Coherency gathering in ray tracing: the benefits of hardware ray tracking

Added: Over a year ago by Imagination Technologies

Despite the theoretically infinite ways to implement a modern GPU, the truly efficient ways to make one come to life in silicon tend to force the hands of those making them for real. The reality of manufacturing modern high-performance semiconductors, and the problem at hand when trying to accelerate the current view of programmable rasterisation, have uncovered trends in implementation across the GPU hardware industry.

For example, SIMD processing and fixed-function texture hardware are a cast-iron necessity in a modern GPU, to the point where not implementing a GPU with them would almost certainly mean it wasn’t commercially viable or useful outside of research. Even the wildest vision of any GPU in the last two decades didn’t abandon those core tenets. (Rest in peace, Larrabee).

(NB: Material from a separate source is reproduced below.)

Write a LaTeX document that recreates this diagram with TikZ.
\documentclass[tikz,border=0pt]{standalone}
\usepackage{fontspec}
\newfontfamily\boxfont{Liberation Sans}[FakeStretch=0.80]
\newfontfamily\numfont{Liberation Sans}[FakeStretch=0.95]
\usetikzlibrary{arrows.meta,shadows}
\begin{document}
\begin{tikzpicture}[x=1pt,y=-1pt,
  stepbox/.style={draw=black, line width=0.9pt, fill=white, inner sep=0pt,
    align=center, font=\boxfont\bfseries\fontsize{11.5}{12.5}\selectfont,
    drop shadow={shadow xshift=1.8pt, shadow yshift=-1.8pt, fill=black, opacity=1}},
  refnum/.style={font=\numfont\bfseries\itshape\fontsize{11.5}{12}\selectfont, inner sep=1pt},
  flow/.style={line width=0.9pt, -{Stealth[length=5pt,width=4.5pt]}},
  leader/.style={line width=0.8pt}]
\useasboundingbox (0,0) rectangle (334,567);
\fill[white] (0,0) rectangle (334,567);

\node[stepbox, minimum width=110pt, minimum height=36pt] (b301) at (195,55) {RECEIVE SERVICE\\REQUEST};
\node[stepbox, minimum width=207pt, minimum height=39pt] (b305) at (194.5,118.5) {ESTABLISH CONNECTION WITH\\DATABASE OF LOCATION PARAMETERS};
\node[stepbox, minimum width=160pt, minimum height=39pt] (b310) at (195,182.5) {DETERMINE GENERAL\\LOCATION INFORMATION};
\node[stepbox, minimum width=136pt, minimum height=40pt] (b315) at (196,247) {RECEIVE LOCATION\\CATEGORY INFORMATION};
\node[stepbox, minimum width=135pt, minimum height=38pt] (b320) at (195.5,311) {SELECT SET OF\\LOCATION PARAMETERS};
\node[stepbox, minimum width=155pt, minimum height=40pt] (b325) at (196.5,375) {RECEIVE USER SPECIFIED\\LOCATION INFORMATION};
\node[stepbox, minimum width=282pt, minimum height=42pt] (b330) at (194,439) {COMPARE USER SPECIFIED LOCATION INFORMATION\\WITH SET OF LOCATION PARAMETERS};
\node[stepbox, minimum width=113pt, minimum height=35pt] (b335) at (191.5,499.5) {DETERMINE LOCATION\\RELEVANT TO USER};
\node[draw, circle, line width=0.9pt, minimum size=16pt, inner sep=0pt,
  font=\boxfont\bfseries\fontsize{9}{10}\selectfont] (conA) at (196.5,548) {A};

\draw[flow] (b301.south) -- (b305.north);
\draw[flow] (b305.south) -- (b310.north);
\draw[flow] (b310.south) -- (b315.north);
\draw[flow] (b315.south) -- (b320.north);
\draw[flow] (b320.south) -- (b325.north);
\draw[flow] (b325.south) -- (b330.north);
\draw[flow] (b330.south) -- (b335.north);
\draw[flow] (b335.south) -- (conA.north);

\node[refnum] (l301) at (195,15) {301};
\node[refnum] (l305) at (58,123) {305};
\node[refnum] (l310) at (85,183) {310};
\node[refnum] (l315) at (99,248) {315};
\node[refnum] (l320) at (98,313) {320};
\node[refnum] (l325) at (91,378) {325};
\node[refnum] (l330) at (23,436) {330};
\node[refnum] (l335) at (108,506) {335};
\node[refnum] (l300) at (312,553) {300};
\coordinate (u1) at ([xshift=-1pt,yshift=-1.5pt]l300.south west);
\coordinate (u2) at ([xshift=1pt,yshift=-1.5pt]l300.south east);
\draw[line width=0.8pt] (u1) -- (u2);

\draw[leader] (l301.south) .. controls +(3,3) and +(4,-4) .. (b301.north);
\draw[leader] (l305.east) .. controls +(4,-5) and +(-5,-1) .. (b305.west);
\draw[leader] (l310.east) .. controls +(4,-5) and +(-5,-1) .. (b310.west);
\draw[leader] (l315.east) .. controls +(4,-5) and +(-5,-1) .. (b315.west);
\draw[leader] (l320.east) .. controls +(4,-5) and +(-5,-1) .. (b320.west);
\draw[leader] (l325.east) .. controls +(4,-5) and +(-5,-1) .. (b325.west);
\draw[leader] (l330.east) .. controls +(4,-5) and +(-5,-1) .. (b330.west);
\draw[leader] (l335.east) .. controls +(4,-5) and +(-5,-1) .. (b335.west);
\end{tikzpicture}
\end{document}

Real-time ray tracing acceleration is the biggest upset to the unwritten rules of the GPU in the last 15 years. The dominant specification for how ray tracing should work on a GPU, Microsoft’s DXR, demands an execution model that doesn’t really blend in with the way GPUs like to work, giving any GPU designer that needs to support it some serious potential headaches. That’s especially true if real-time ray tracing is something they haven’t been thinking about for the last decade or so and here at Imagination, we have been.

The key ray tracing challenges

If you make your way through the DXR specification and think about what needs to be implemented in a GPU in order to provide useful acceleration, you’ll quickly tease out a handful of high-level themes that any resulting design needs to address.

First, you need a way to generate and process a set of data structures that encompass the geometry, to allow you to trace rays against that geometry in an efficient manner. Secondly, when tracing rays, there’s some explicit user-defined programmability that can happen when the GPU has tested whether a ray intersects with it or not. Thirdly, rays being traced can emit new rays! There are other things that a DXR implementation needs to take care of, but, in terms of the big picture then that trio of considerations are the most important.

Generating and consuming the acceleration structures for efficiently representing geometry that rays need to be tested against implies a potentially brand new phase of execution for the GPU to complete, and then we need to execute a brand new type of work primitive that processes those acceleration structures, test if they hit, and then do something under programmer control if they do or not. And GPUs are parallel machines, so what does processing a bunch of rays together mean? Does doing so uncover new challenges that are substantially different to those baked into the traditional parallel processing of geometry and pixels?

The answer to that last question is a resounding yes, and the differences have a profound effect on how you want to map ray tracing onto a contemporary model of GPU execution. Those GPUs have an imbalance of computational and memory resources, resulting in memory accesses being a precious commodity, and wasting these is one of the fastest ways to poor efficiency and poor performance.